Given information
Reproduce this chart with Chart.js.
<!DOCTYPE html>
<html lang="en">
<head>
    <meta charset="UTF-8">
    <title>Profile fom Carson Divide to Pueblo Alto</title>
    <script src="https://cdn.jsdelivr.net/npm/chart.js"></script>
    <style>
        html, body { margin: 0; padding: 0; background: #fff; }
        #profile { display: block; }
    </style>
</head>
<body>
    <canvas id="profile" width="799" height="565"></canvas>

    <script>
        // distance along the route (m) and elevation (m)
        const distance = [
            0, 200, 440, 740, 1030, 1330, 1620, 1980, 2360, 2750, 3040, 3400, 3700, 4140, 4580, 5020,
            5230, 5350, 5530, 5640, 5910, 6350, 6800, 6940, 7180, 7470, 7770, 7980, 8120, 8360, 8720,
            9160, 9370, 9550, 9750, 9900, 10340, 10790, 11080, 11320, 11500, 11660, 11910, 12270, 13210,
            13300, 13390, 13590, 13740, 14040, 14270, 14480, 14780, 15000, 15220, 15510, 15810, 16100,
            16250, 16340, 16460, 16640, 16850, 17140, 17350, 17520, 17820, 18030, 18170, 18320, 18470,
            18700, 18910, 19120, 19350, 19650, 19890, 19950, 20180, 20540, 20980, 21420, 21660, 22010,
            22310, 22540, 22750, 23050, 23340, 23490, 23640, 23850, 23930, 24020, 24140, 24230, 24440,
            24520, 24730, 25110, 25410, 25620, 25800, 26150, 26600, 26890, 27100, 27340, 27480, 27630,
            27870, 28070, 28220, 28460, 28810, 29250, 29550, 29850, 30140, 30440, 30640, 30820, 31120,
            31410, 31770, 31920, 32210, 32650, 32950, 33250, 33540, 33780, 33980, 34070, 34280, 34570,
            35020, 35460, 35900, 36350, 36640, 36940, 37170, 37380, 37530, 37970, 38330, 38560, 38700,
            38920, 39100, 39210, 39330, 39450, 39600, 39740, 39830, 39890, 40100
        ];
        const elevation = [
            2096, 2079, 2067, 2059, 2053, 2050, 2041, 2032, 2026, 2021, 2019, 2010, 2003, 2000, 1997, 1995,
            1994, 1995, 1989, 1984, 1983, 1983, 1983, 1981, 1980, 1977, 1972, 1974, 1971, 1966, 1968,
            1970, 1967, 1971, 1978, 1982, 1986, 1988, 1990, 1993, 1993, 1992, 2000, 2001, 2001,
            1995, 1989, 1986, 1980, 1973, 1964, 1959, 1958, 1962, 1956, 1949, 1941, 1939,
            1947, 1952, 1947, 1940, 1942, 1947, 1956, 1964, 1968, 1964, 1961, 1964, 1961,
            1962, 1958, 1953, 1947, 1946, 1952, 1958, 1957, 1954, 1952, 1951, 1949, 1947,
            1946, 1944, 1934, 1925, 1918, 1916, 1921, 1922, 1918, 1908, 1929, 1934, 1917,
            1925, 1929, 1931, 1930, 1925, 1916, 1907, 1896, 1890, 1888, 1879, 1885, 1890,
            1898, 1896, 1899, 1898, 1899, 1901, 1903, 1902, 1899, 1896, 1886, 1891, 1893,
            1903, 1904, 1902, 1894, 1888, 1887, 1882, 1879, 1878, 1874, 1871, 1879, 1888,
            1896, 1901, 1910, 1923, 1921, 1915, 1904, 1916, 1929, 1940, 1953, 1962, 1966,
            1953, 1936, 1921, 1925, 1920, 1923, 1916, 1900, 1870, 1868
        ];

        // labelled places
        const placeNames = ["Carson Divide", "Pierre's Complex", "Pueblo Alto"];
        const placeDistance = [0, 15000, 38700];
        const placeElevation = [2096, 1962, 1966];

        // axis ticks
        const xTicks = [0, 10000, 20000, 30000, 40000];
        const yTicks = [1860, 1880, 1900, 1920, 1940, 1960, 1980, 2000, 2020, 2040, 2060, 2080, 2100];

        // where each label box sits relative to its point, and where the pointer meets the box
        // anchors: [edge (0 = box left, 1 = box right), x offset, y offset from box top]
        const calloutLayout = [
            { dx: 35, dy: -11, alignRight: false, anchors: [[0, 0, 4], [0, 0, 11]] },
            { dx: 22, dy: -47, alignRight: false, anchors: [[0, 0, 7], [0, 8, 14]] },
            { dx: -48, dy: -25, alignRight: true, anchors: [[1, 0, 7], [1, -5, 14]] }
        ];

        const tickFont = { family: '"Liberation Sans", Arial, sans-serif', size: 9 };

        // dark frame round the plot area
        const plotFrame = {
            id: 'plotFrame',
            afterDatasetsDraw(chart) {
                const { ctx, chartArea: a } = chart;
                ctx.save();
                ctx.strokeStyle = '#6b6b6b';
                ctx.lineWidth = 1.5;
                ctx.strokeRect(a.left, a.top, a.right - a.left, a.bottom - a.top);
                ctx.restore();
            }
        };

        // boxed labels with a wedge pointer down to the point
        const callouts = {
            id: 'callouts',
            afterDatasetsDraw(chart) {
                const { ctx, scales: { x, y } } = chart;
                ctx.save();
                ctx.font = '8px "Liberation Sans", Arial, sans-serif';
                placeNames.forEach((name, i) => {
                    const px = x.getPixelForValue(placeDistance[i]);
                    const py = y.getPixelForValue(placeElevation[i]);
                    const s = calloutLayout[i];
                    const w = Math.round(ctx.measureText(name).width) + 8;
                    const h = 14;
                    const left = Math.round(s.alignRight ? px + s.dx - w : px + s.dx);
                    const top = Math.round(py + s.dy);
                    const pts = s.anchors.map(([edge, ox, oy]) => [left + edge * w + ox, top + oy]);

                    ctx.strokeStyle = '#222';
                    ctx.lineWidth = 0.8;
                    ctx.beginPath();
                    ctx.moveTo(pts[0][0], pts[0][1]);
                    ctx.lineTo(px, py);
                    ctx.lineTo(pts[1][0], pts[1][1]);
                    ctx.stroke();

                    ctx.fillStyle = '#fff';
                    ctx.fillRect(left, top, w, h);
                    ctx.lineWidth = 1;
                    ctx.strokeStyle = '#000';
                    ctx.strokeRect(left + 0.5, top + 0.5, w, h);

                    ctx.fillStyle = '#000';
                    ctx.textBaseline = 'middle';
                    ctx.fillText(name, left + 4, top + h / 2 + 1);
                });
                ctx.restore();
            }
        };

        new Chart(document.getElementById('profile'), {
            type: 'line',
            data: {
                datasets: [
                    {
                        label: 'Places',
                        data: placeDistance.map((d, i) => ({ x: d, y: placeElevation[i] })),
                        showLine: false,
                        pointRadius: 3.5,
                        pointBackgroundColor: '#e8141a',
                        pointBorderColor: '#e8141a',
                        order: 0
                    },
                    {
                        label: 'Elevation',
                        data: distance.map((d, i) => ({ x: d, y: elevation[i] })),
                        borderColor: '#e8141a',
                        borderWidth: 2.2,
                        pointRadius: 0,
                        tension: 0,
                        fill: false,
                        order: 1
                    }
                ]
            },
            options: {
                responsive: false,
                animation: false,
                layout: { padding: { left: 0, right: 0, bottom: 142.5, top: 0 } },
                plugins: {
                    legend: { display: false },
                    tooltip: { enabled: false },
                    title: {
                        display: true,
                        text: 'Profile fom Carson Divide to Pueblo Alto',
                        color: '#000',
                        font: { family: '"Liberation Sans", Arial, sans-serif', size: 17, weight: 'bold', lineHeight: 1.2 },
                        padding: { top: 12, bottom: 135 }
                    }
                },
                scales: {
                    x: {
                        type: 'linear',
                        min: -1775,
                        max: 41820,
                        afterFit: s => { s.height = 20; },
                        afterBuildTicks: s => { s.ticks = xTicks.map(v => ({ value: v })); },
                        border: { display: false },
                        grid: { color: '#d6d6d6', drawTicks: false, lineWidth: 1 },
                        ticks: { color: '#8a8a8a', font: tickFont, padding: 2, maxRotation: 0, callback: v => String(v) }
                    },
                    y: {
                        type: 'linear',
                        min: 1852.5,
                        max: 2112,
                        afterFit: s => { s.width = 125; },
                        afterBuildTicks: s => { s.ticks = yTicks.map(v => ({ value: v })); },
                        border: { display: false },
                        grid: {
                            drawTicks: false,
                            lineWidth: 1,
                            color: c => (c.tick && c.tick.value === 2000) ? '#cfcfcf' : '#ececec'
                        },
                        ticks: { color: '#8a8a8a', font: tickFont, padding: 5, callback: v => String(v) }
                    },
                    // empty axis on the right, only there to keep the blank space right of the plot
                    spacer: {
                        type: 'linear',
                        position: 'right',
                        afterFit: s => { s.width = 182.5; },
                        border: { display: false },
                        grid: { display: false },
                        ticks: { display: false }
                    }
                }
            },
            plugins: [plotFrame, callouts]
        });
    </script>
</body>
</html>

What is asked
Scan the listing above and identify each line holding the string "with"; copy every such line.

Output below
Reproduce this chart with Chart.js.
        // boxed labels with a wedge pointer down to the point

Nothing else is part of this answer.